▸ WHAT IS ASKED:
Count the lines below that contain the word "diagram". Give only the number.

▸ RECORDS PROVIDED:
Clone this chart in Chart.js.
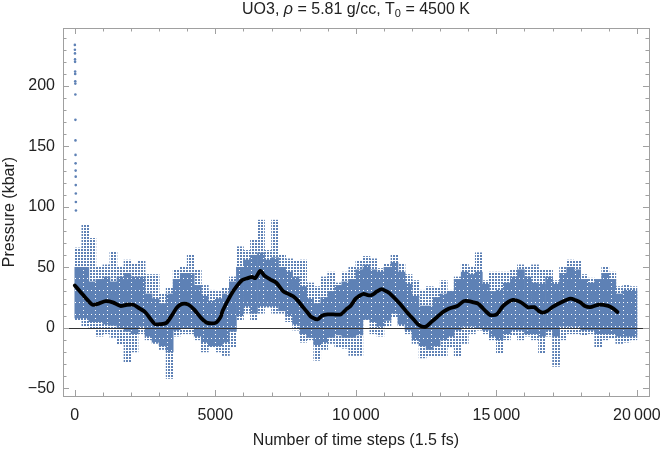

--

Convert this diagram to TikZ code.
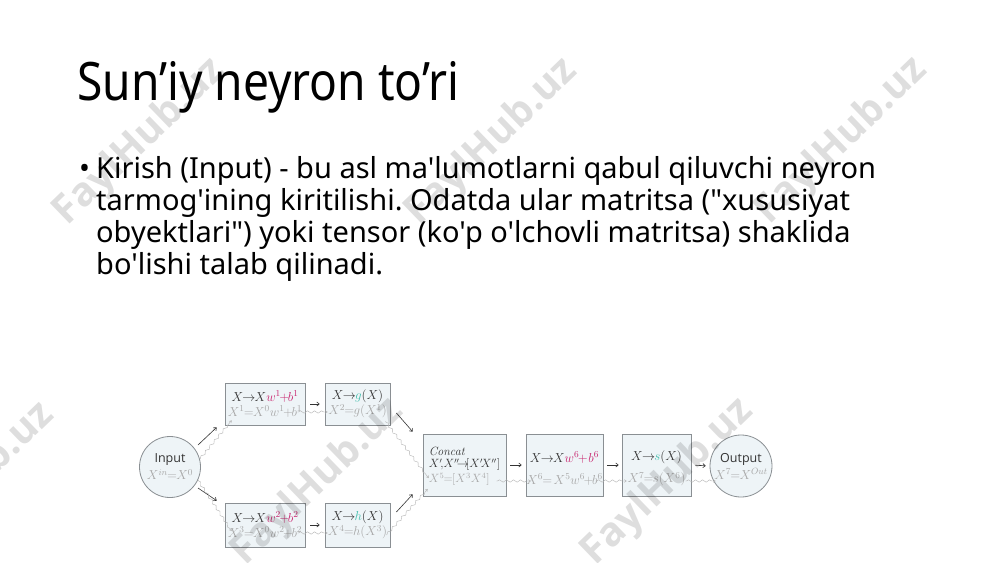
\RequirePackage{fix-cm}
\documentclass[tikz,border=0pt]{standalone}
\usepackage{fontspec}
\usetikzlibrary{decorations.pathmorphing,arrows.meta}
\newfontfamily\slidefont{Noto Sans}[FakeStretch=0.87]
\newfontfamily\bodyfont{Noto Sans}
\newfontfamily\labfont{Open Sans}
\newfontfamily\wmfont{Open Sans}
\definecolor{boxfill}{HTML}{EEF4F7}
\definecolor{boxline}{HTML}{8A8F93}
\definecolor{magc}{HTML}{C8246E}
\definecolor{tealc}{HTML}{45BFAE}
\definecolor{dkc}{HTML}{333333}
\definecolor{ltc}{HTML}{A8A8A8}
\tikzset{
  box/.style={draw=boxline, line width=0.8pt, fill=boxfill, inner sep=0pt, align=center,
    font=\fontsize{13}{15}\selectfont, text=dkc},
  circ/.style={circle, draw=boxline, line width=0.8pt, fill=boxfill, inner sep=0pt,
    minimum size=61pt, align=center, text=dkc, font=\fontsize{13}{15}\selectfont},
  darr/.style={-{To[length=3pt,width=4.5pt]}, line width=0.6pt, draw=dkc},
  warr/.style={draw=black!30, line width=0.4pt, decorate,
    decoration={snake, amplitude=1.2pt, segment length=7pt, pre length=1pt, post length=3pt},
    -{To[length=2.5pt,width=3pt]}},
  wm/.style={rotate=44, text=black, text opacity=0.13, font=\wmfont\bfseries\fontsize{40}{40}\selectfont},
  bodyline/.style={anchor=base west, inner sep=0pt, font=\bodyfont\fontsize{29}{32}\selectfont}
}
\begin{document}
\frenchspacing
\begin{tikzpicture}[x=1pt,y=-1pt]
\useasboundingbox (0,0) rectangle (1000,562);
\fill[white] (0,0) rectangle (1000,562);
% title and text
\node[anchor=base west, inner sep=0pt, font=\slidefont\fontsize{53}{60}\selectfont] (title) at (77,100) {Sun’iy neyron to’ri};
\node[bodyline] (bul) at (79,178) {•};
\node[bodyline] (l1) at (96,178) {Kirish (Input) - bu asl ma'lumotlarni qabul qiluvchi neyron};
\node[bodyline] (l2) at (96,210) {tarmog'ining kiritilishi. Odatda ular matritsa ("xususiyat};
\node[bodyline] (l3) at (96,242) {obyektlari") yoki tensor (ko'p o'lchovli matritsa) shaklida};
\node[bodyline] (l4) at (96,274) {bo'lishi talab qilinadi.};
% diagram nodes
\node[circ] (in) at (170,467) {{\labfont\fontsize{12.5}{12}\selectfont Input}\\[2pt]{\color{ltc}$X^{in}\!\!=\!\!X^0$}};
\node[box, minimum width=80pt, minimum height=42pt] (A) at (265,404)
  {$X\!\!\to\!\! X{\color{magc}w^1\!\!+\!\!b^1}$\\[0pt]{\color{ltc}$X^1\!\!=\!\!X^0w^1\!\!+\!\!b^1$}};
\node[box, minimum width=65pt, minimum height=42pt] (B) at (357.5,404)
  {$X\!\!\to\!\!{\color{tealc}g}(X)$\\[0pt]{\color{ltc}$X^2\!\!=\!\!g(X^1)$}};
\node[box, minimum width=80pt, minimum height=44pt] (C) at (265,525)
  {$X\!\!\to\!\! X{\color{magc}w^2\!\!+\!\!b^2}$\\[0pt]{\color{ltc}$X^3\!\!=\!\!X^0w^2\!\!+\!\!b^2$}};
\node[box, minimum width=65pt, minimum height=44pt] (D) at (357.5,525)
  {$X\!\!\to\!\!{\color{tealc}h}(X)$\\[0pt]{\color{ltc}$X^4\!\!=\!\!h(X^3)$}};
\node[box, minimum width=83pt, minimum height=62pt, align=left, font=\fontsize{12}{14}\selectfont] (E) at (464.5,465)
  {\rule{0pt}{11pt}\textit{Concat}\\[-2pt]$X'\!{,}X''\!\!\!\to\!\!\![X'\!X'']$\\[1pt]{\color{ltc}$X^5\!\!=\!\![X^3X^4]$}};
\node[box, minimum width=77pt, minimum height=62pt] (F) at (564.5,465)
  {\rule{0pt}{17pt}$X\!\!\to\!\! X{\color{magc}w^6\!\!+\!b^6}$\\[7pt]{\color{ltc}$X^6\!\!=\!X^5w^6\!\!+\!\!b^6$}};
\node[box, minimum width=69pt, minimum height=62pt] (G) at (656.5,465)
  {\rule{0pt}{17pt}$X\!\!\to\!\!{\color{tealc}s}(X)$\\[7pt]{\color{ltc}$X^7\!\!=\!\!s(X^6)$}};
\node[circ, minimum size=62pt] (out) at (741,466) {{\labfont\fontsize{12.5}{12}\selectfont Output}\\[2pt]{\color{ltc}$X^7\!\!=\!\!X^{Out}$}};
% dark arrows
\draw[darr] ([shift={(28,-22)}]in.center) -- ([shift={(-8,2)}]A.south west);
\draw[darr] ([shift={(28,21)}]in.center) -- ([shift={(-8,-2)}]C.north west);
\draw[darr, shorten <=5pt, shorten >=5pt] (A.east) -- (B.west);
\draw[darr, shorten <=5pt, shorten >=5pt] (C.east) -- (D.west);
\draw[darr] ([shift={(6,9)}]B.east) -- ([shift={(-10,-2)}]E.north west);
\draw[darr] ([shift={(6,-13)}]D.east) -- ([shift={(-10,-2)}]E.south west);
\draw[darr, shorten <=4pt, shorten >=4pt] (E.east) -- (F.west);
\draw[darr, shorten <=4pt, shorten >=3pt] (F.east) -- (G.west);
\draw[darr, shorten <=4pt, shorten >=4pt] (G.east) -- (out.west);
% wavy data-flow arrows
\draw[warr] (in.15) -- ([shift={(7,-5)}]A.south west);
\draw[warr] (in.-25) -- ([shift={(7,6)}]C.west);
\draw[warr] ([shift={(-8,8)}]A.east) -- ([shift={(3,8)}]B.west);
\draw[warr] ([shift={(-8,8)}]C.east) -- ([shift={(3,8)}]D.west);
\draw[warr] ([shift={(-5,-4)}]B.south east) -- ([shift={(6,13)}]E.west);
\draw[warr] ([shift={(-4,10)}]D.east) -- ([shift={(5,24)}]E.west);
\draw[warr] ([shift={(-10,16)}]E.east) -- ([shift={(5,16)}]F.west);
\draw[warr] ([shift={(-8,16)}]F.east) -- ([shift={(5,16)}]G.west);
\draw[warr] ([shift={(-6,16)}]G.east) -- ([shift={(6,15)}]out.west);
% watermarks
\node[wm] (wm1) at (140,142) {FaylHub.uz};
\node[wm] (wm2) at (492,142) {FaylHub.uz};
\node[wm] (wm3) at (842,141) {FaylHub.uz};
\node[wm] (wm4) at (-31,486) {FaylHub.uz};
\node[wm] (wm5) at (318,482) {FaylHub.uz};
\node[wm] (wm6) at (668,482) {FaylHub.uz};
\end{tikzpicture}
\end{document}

▸ RESPONSE TO THIS EXERCISE:
2